After Myanmar’s relations turned sour with the post-Cold War Western bloc as the latter re-discovered human rights and democracy as its “values”, Myanmar turned to Daewoo to fill the arms production vacuum vacated by Fritz-Werner.

It’s been nine years since I heard these sordid tales of dodgy foreign visitors and Burmese military hosts coddling one another. And Myanmar’s honeymoon of “Democratic Transition” has already morphed into the genocide of Rohingya. Human rights don’t exist in a country that commits genocide, crimes against humanity and war crimes.

As a democrat, who lived through his own country’s military dictatorships which brutally slaughtered dissidents and democrats throughout 1970’s and 1980’s, it is imperative that Moon demonstrates that he takes his moral, national and regional responsibility seriously. After all, he needs to come to terms with the fact that South Korean companies -- particularly Daewoo -- have produced sub-machine guns which were used only two years ago by the military of his Myanmar host in the slaughter of almost 20,000 Rohingya villagers.

South Korea’s most prestigious human rights foundation -- May 18 Foundation of Gwangju -- withdrew its highest honor bestowed on Aung San Suu Kyi for her culpability in the Burmese genocide.

On his part, President Moon should do well to call a spade a spade, enquire about the status of citizenship restoration and restitution of land for Rohingya, and make South Korea's investment and technical cooperation conditional to Myanmar ending the ongoing genocide.

This is the least I as an Asian democrat expects of President Moon with a grassroots activist background.
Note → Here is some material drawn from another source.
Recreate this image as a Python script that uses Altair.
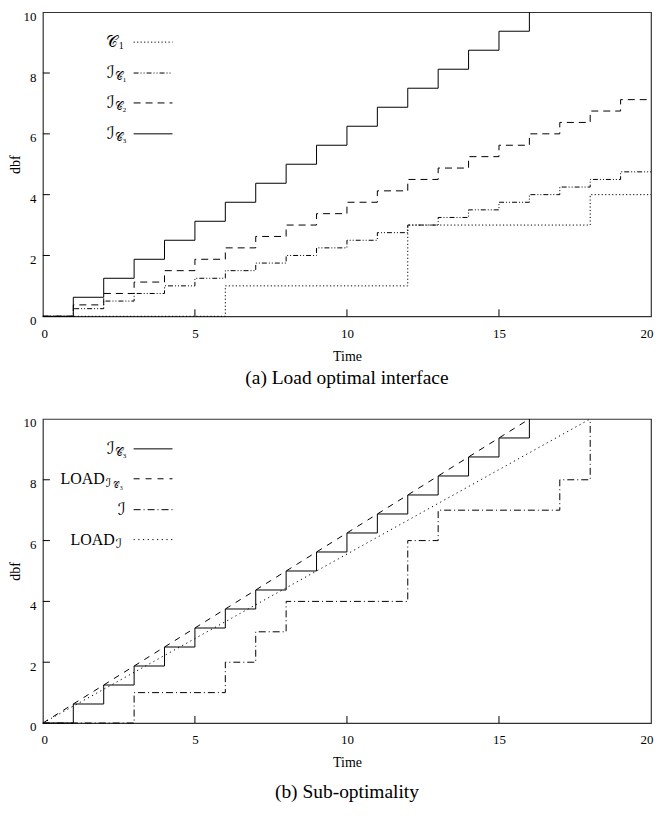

After all, he is in a row and escalating trade war with Japan for the latter's refusal reckon with WWII Tokyo's war crimes including forced labour and sexual slavery of Korean "comfort women".

Moon must not keep quiet about the mass rape and genocidal slaughter of Rohingya people by his Myanmar host.

* Opinions expressed in this article are the author’s own and do not necessarily reflect the editorial policy of Anadolu Agency.